:: Supplied material ::
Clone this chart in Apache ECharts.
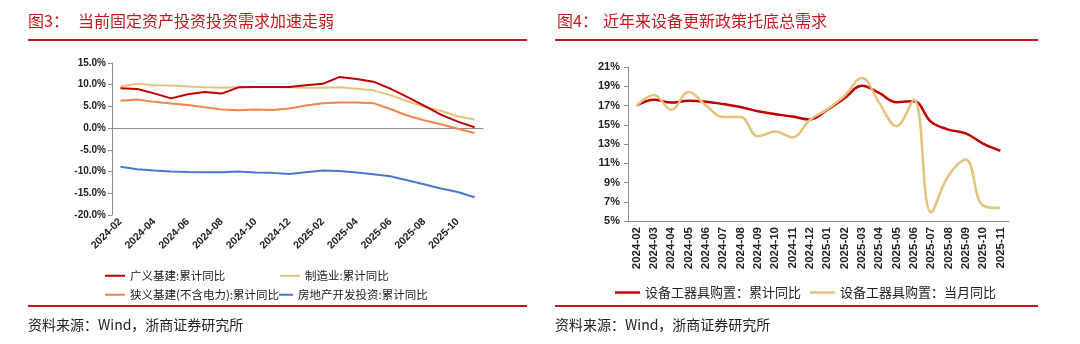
<!DOCTYPE html>
<html>
<head>
<meta charset="utf-8">
<script src="https://cdn.jsdelivr.net/npm/echarts@6/dist/echarts.min.js"></script>
<style>
  html, body { margin: 0; padding: 0; background: #fff; }
  #main { width: 1080px; height: 344px; }
</style>
</head>
<body>
<div id="main"></div>
<script>
// months shared by both panels
const categories = [
  '2024-02', '2024-03', '2024-04', '2024-05', '2024-06', '2024-07', '2024-08',
  '2024-09', '2024-10', '2024-11', '2024-12', '2025-01', '2025-02', '2025-03',
  '2025-04', '2025-05', '2025-06', '2025-07', '2025-08', '2025-09', '2025-10', '2025-11',
];

// 图3 (%)
const broadInfra = [9.2, 9.0, 8.0, 6.85, 7.8, 8.3, 7.95, 9.4, 9.45, 9.45, 9.5, 9.9, 10.2, 11.8, 11.3, 10.7, 9.1, 7.2, 5.2, 3.1, 1.5, 0.2];
const manufacturing = [9.6, 10.2, 9.9, 9.8, 9.6, 9.4, 9.3, 9.4, 9.45, 9.45, 9.4, 9.3, 9.3, 9.4, 9.05, 8.7, 7.6, 6.2, 5.0, 4.0, 2.75, 2.0];
const narrowInfra = [6.3, 6.6, 6.05, 5.7, 5.35, 4.8, 4.3, 4.1, 4.3, 4.2, 4.5, 5.2, 5.75, 5.9, 5.9, 5.75, 4.4, 2.9, 1.8, 0.9, -0.15, -1.1];
const realEstate = [-8.9, -9.45, -9.75, -10.0, -10.1, -10.15, -10.15, -10.0, -10.2, -10.3, -10.55, -10.15, -9.75, -9.85, -10.2, -10.6, -11.1, -12.0, -12.9, -13.9, -14.7, -15.9];

// 图4 (%)
const equipCum = [17.0, 17.6, 17.3, 17.5, 17.4, 17.15, 16.85, 16.4, 16.1, 15.85, 15.55, 16.55, 17.75, 19.05, 18.3, 17.35, 17.45, 15.3, 14.5, 14.1, 13.05, 12.3];
const equipMonth = [17.0, 18.1, 16.55, 18.4, 17.0, 15.8, 15.8, 13.8, 14.3, 13.7, 15.5, 16.6, 18.0, 19.85, 17.3, 14.85, 17.6, 5.9, 9.7, 11.4, 6.6, 6.35];

// tick labels
const leftTicks = [-20, -15, -10, -5, 0, 5, 10, 15];
const rightTicks = [5, 7, 9, 11, 13, 15, 17, 19, 21];

const RED = '#C00000';
const TAN = '#E3C37E';
const ORANGE = '#F3844C';
const BLUE = '#4A78D0';
const TITLE_RED = '#C8161D';
const CJK = '"Noto Sans CJK SC", sans-serif';
const LAT = '"Liberation Sans", Arial, sans-serif';

const chart = echarts.init(document.getElementById('main'), null, { renderer: 'canvas' });

const axisLineStyle = { color: '#8c8c8c', width: 1 };
const tickLabel = { color: '#222', fontWeight: 'bold', fontFamily: LAT };

const legendBase = {
  icon: 'rect',
  itemWidth: 20,
  itemHeight: 2,
  padding: 0,
  selectedMode: false,
  textStyle: { fontSize: 11.5, color: '#222', fontFamily: CJK },
};

const hline = (x1, x2, y) => ({
  type: 'rect',
  shape: { x: x1, y: y, width: x2 - x1, height: 2 },
  style: { fill: TITLE_RED },
});
const txt = (x, y, text, size, color) => ({
  type: 'text',
  x: x,
  y: y,
  style: { text: text, fill: color, font: size + 'px ' + CJK, verticalAlign: 'middle' },
});

chart.setOption({
  animation: false,
  backgroundColor: '#fff',
  graphic: [
    txt(28, 21, '图3：', 16, TITLE_RED),
    txt(78, 21, '当前固定资产投资投资需求加速走弱', 16, TITLE_RED),
    hline(28, 527, 39),
    txt(557, 21, '图4：', 16, TITLE_RED),
    txt(603, 21, '近年来设备更新政策托底总需求', 16, TITLE_RED),
    hline(555, 1038, 39),
    hline(28, 527, 305),
    hline(555, 1038, 305),
    txt(28, 325, '资料来源：Wind，浙商证券研究所', 14, '#222'),
    txt(555, 325, '资料来源：Wind，浙商证券研究所', 14, '#222'),
  ],
  legend: [
    Object.assign({}, legendBase, { data: ['广义基建:累计同比'], left: 105, top: 270 }),
    Object.assign({}, legendBase, { data: ['制造业:累计同比'], left: 280, top: 270 }),
    Object.assign({}, legendBase, { data: ['狭义基建(不含电力):累计同比'], left: 105, top: 289 }),
    Object.assign({}, legendBase, { data: ['房地产开发投资:累计同比'], left: 279, top: 289, itemWidth: 14 }),
    Object.assign({}, legendBase, {
      data: ['设备工器具购置：累计同比', '设备工器具购置：当月同比'],
      left: 615, top: 286, itemWidth: 25, itemHeight: 2.5, itemGap: 9,
      textStyle: { fontSize: 13, color: '#222', fontFamily: CJK },
    }),
  ],
  grid: [
    { left: 112, top: 63, width: 371, height: 152 },
    { left: 628, top: 67, width: 381, height: 154 },
  ],
  xAxis: [
    {
      type: 'category',
      gridIndex: 0,
      data: categories,
      boundaryGap: true,
      axisLine: { onZero: true, lineStyle: axisLineStyle },
      axisTick: { interval: 1, length: 4, lineStyle: axisLineStyle },
      axisLabel: Object.assign({ interval: 1, rotate: 45, margin: 5, fontSize: 10.5 }, tickLabel),
      splitLine: { show: false },
    },
    {
      type: 'category',
      gridIndex: 1,
      data: categories,
      boundaryGap: true,
      axisLine: { lineStyle: axisLineStyle },
      axisTick: { interval: 0, length: 4, lineStyle: axisLineStyle },
      axisLabel: Object.assign({ interval: 0, rotate: 90, margin: 6, fontSize: 11.5 }, tickLabel),
      splitLine: { show: false },
    },
  ],
  yAxis: [
    {
      type: 'value',
      gridIndex: 0,
      min: leftTicks[0],
      max: leftTicks[leftTicks.length - 1],
      interval: 5,
      axisLine: { show: true, lineStyle: axisLineStyle },
      axisTick: { show: true, length: 4, lineStyle: axisLineStyle },
      axisLabel: Object.assign({ fontSize: 10, margin: 6, formatter: (v) => v.toFixed(1) + '%' }, tickLabel),
      splitLine: { show: false },
    },
    {
      type: 'value',
      gridIndex: 1,
      min: rightTicks[0],
      max: rightTicks[rightTicks.length - 1],
      axisLine: { show: true, lineStyle: axisLineStyle },
      axisTick: { show: true, length: 4, lineStyle: axisLineStyle, customValues: rightTicks },
      axisLabel: Object.assign({ fontSize: 11, margin: 8, customValues: rightTicks, formatter: (v) => v + '%' }, tickLabel),
      splitLine: { show: false },
    },
  ],
  series: [
    { name: '广义基建:累计同比', type: 'line', xAxisIndex: 0, yAxisIndex: 0, data: broadInfra, showSymbol: false, color: RED, lineStyle: { width: 2, color: RED }, z: 5 },
    { name: '制造业:累计同比', type: 'line', xAxisIndex: 0, yAxisIndex: 0, data: manufacturing, showSymbol: false, color: TAN, lineStyle: { width: 2, color: TAN }, z: 4 },
    { name: '狭义基建(不含电力):累计同比', type: 'line', xAxisIndex: 0, yAxisIndex: 0, data: narrowInfra, showSymbol: false, color: ORANGE, lineStyle: { width: 2, color: ORANGE }, z: 3 },
    { name: '房地产开发投资:累计同比', type: 'line', xAxisIndex: 0, yAxisIndex: 0, data: realEstate, showSymbol: false, color: BLUE, lineStyle: { width: 2, color: BLUE }, z: 3 },
    { name: '设备工器具购置：累计同比', type: 'line', xAxisIndex: 1, yAxisIndex: 1, data: equipCum, smooth: 0.4, showSymbol: false, color: RED, lineStyle: { width: 2.5, color: RED }, z: 4 },
    { name: '设备工器具购置：当月同比', type: 'line', xAxisIndex: 1, yAxisIndex: 1, data: equipMonth, smooth: 0.4, showSymbol: false, color: TAN, lineStyle: { width: 2.5, color: TAN }, z: 5 },
  ],
});
</script>
</body>
</html>
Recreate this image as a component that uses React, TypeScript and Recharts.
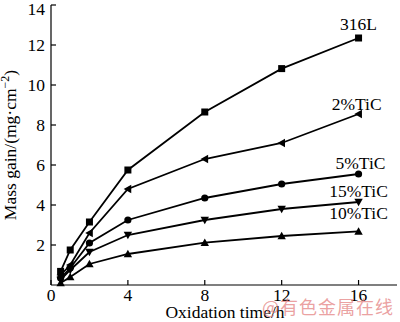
import React from 'react';
import { LineChart, Line, XAxis, YAxis, ReferenceDot } from 'recharts';

// ---- data ----
const times = [0.5, 1, 2, 4, 8, 12, 16];
const s316L = [0.68, 1.75, 3.15, 5.75, 8.65, 10.82, 12.35];
const tic2 = [0.5, 1.0, 2.6, 4.8, 6.3, 7.1, 8.55];
const tic5 = [0.35, 0.85, 2.1, 3.25, 4.35, 5.05, 5.55];
const tic15 = [0.25, 0.75, 1.65, 2.5, 3.25, 3.8, 4.15];
const tic10 = [0.1, 0.4, 1.05, 1.55, 2.12, 2.45, 2.68];

const xTicks = [0, 4, 8, 12, 16];
const yTicks = [2, 4, 6, 8, 10, 12, 14];

const seriesNames = ['316L', '2%TiC', '5%TiC', '15%TiC', '10%TiC'];
const seriesKeys = ['s316L', 'tic2', 'tic5', 'tic15', 'tic10'];
const seriesMarkers = ['square', 'triangleLeft', 'circle', 'triangleDown', 'triangleUp'];

// annotation anchors (data space)
const labelX = [16.0, 15.9, 16.1, 16.0, 16.0];
const labelY = [13.05, 9.05, 6.12, 4.7, 3.62];

const data = times.map((t, i) => ({
  t,
  s316L: s316L[i],
  tic2: tic2[i],
  tic5: tic5[i],
  tic15: tic15[i],
  tic10: tic10[i],
}));

const FONT = '"Liberation Serif", "DejaVu Serif", serif';

const makeDot = (kind: string) => (props: any) => {
  const { cx, cy, index } = props;
  if (cx == null || cy == null) return <g key={index} />;
  const k = `${kind}-${index}`;
  if (kind === 'square') {
    return <rect key={k} x={cx - 3.5} y={cy - 3.5} width={7} height={7} fill="#000" />;
  }
  if (kind === 'circle') {
    return <circle key={k} cx={cx} cy={cy} r={3.6} fill="#000" />;
  }
  const s = 4.2;
  let pts = '';
  if (kind === 'triangleUp') pts = `${cx},${cy - s} ${cx - s},${cy + s * 0.8} ${cx + s},${cy + s * 0.8}`;
  if (kind === 'triangleDown') pts = `${cx},${cy + s} ${cx - s},${cy - s * 0.8} ${cx + s},${cy - s * 0.8}`;
  if (kind === 'triangleLeft') pts = `${cx - s},${cy} ${cx + s * 0.8},${cy - s} ${cx + s * 0.8},${cy + s}`;
  return <polygon key={k} points={pts} fill="#000" />;
};

const XTick = (props: any) => {
  const { x, y, payload } = props;
  return (
    <text x={x} y={y} dy={13} textAnchor="middle" fontFamily={FONT} fontSize={17.5} fill="#000">
      {payload.value}
    </text>
  );
};

const YTick = (props: any) => {
  const { x, y, payload } = props;
  return (
    <text x={x} y={y} dy={6} textAnchor="end" fontFamily={FONT} fontSize={17.5} fill="#000">
      {payload.value}
    </text>
  );
};

const YLabel = (props: any) => {
  const vb = props.viewBox || { x: 0, y: 5, width: 51, height: 280 };
  const cy = vb.y + vb.height / 2;
  return (
    <text
      transform={`translate(16, ${cy}) rotate(-90)`}
      textAnchor="middle"
      fontFamily={FONT}
      fontSize={17.5}
      fill="#000"
    >
      Mass gain/(mg·cm
      <tspan dy={-7} fontSize={12}>−2</tspan>
      <tspan dy={7}>)</tspan>
    </text>
  );
};

const XLabel = (props: any) => {
  const vb = props.viewBox || { x: 51, y: 285, width: 346, height: 37 };
  return (
    <text
      x={vb.x + vb.width / 2 + 1}
      y={318}
      textAnchor="middle"
      fontFamily={FONT}
      fontSize={17.5}
      fill="#000"
    >
      Oxidation time/h
    </text>
  );
};

export default function App() {
  return (
    <div style={{ position: 'absolute', left: 0, top: 0, width: 400, height: 322, background: '#fff' }}>
      <LineChart
        width={400}
        height={322}
        data={data}
        margin={{ top: 5, right: 3, left: 0, bottom: 0 }}
      >
        <XAxis
          xAxisId="b"
          dataKey="t"
          type="number"
          domain={[0, 18]}
          ticks={xTicks}
          height={37}
          tickSize={-5}
          tickMargin={8}
          tick={<XTick />}
          stroke="#000"
          strokeWidth={1.2}
          label={<XLabel />}
        />
        <XAxis
          xAxisId="t"
          orientation="top"
          dataKey="t"
          type="number"
          domain={[0, 18]}
          height={0}
          tick={false}
          tickLine={false}
          stroke="#000"
          strokeWidth={1.2}
        />
        <YAxis
          yAxisId="l"
          type="number"
          domain={[0, 14]}
          ticks={yTicks}
          width={51}
          tickSize={-5}
          tickMargin={11}
          tick={<YTick />}
          stroke="#000"
          strokeWidth={1.2}
          label={<YLabel />}
        />
        <YAxis
          yAxisId="r"
          orientation="right"
          type="number"
          domain={[0, 14]}
          width={0}
          tick={false}
          tickLine={false}
          stroke="#000"
          strokeWidth={1.2}
        />
        {seriesKeys.map((k, i) => (
          <Line
            key={k}
            xAxisId="b"
            yAxisId="l"
            dataKey={k}
            type="linear"
            stroke="#000"
            strokeWidth={1.8}
            dot={makeDot(seriesMarkers[i])}
            activeDot={false}
            isAnimationActive={false}
          />
        ))}
        {seriesNames.map((n, i) => (
          <ReferenceDot
            key={n}
            xAxisId="b"
            yAxisId="l"
            x={labelX[i]}
            y={labelY[i]}
            r={0}
            stroke="none"
            fill="none"
            ifOverflow="visible"
            label={{
              value: n,
              position: 'center',
              fontFamily: FONT,
              fontSize: 17.5,
              fill: '#000',
            }}
          />
        ))}
      </LineChart>
      <div
        style={{
          position: 'absolute',
          left: 262,
          top: 295,
          fontFamily: '"Noto Sans CJK SC", sans-serif',
          fontSize: 18,
          lineHeight: '22px',
          letterSpacing: 1,
          color: 'rgba(226, 120, 120, 0.7)',
          whiteSpace: 'nowrap',
        }}
      >
        @有色金属在线
      </div>
    </div>
  );
}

:: The exercise ::
Go through the data above and find the lines with the word "React". Copy each of those lines.

:: Solution below ::
Recreate this image as a component that uses React, TypeScript and Recharts.
import React from 'react';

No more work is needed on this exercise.